The discussion refers strongly to "monumental architecture" discovered at Megiddo, Hazor, and Gezer – being primarily the "Solomonic" six-chambered gates. These gatehouse structures were actually about the size of a tennis court. If that is "monumental" in the context of the United Monarchy, then a dynasty of petty war-lords does seem to be the best description after all.
Apart from the time period, there is zero evidence actually linking this architecture to the claimed United Monarchy, or giving any indication of the size or importance of the United Monarchy.
On the other hand, the "monumental architecture" of the "mighty citadel" at Jerusalem was about the size of a rugby field. However, compared to REAL monumental architecture, such as the Temple of Karnak, this once again indicates a very minor Monarchy indeed.
To put this into perspective, the entire population of the Kingdom of Judah at its zenith (20,000 souls, including women and children,) would all fit comfortably into the Arthur Ashe Tennis Stadium in New York City, with plenty of extra space for the goats. That would qualify them as a "reasonably good crowd", but not as a kingdom, far less a regional power.

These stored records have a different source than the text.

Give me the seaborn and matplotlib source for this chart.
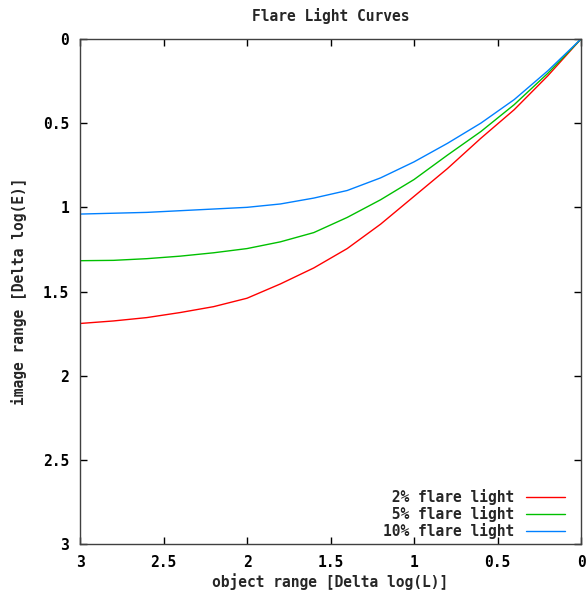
import matplotlib
matplotlib.use("Agg")
import matplotlib.pyplot as plt
from matplotlib.ticker import FuncFormatter
import seaborn as sns
import pandas as pd

# object range (Delta log L)
log_l = [3.0, 2.8, 2.6, 2.4, 2.2, 2.0, 1.8, 1.6, 1.4, 1.2, 1.0, 0.8, 0.6, 0.4, 0.2, 0.0]
# image range (Delta log E) for each flare level
flare_2 = [1.69, 1.675, 1.655, 1.625, 1.59, 1.54, 1.455, 1.36, 1.245, 1.10, 0.935, 0.77, 0.59, 0.42, 0.22, 0.0]
flare_5 = [1.317, 1.315, 1.305, 1.29, 1.27, 1.245, 1.205, 1.15, 1.06, 0.955, 0.835, 0.69, 0.55, 0.39, 0.205, 0.0]
flare_10 = [1.04, 1.035, 1.03, 1.02, 1.01, 1.0, 0.98, 0.945, 0.9, 0.825, 0.73, 0.62, 0.50, 0.36, 0.19, 0.0]
labels = [" 2% flare light", " 5% flare light", "10% flare light"]
colors = ["#ff0000", "#00c000", "#0080ff"]

df = pd.concat([
    pd.DataFrame({"x": log_l, "y": vals, "curve": lab})
    for lab, vals in zip(labels, [flare_2, flare_5, flare_10])
], ignore_index=True)

sns.set_style("white")
plt.rcParams['font.family'] = ['DejaVu Sans Mono']
plt.rcParams['font.weight'] = 'bold'
FS = 10.5

fig = plt.figure(figsize=(5.88, 5.94), dpi=100)
ax = fig.add_axes([80 / 588, 1 - 544 / 594, 501 / 588, 505 / 594])

sns.lineplot(data=df, x="x", y="y", hue="curve", palette=colors, linewidth=1.0,
             ax=ax, sort=False, estimator=None)

ax.set_xlim(3, 0)
ax.set_ylim(3, 0)
ax.set_xticks([3, 2.5, 2, 1.5, 1, 0.5, 0])
ax.set_yticks([0, 0.5, 1, 1.5, 2, 2.5, 3])
fmt = FuncFormatter(lambda v, p: "%g" % v)
ax.xaxis.set_major_formatter(fmt)
ax.yaxis.set_major_formatter(fmt)
ax.tick_params(direction="in", length=5, width=1, top=True, right=True,
               bottom=True, left=True, labelsize=FS, pad=8, colors="black")
for s in ax.spines.values():
    s.set_color("#404040")
    s.set_linewidth(1)

ax.set_xlabel("object range [Delta log(L)]", fontsize=FS, fontweight="bold", labelpad=2)
ax.set_ylabel("image range [Delta log(E)]", fontsize=FS, fontweight="bold", labelpad=11)
ax.set_title("Flare Light Curves", fontsize=FS, fontweight="bold", pad=13)

leg = ax.legend(loc="lower right", bbox_to_anchor=(1 - 7 / 501, -4 / 505), frameon=False,
                markerfirst=False, handlelength=2.7, handletextpad=0.8,
                labelspacing=0.08, borderaxespad=0.2,
                prop={"family": "DejaVu Sans Mono", "weight": "bold", "size": FS})

fig.savefig("out.png", dpi=100, facecolor="white")
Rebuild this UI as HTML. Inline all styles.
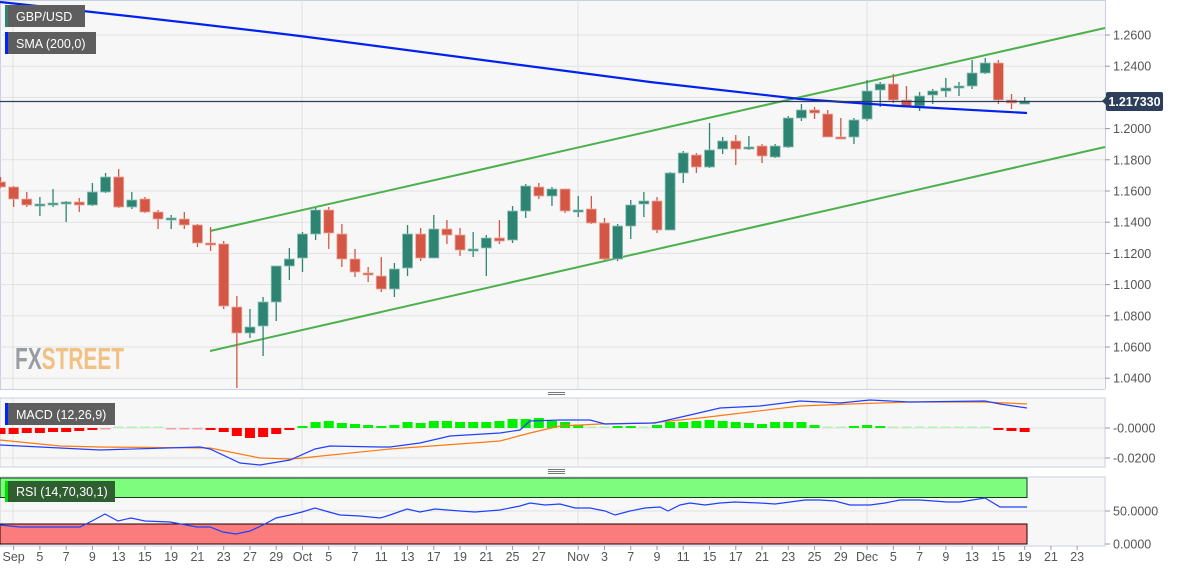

In the article "Why Lachish Matters", by Philip J. King [1], the author states that "Among cities in ancient Judah, Lachish was second only to Jerusalem in importance", and that it was "A principal Canaanite and, later, Israelite site." Deeper in the article the author notes that Level VI at Lachish, which was about 33km from Ashkelon, and which was destroyed at around 1130 BCE, seemed to be a prosperous Canaanite city under heavy Egyptian influence. There also seems to be agreement that during Level IV, dating to about 900 BCE, it was a strongly fortified, royal Judahite city with two "massive" city walls and a "massive" six-chamber gate. However during the intervening Level V, dating to the hypothetical United Monarchy, little is known about Lachish except that it was unfortified. This once again sounds like the United Monarchy period was a period of minor war-lords doing minor stuff.
Some scholars argue that the Israelites were simply Canaanites themselves, probably pastoral nomads who were driven to take up farming by the Late Bronze Age collapse of the Canaanite city-culture, and who then developed into a distinct culture. That would once again gel nicely with the FACT that the “Governor’s Residency” at Tel ‘Eton showed so many indications of Canaanite origin and influence.
I laugh at the suggestion that parts of the Tel Dan inscription are rock solid archaeological evidence (namely the lines that support Editshmedt's POV), but that other lines thereof are "obviously completely numerological" and thus are "historically worthless". Editshmedt quotes King Ahab's "seventy sons" as an example of this, but we know that Ramasses the Great had at least 100 known children, thus probably quite a few more, so it's not completely unlikely that a king with 20-30 wives and concubines could have had 70 sons or more. According to the Bible, King Solomon had 700 wives and 300 concubines, so 1000 women or so (ie about 20% of the entire adult female population of his great kingdom). That would easily result in 3000-4000 off-spring, of whom about half would have been sons. Why should we therefore assume that the Tel Dan author was being poetic about the number of "petty chiefs" he stomped on?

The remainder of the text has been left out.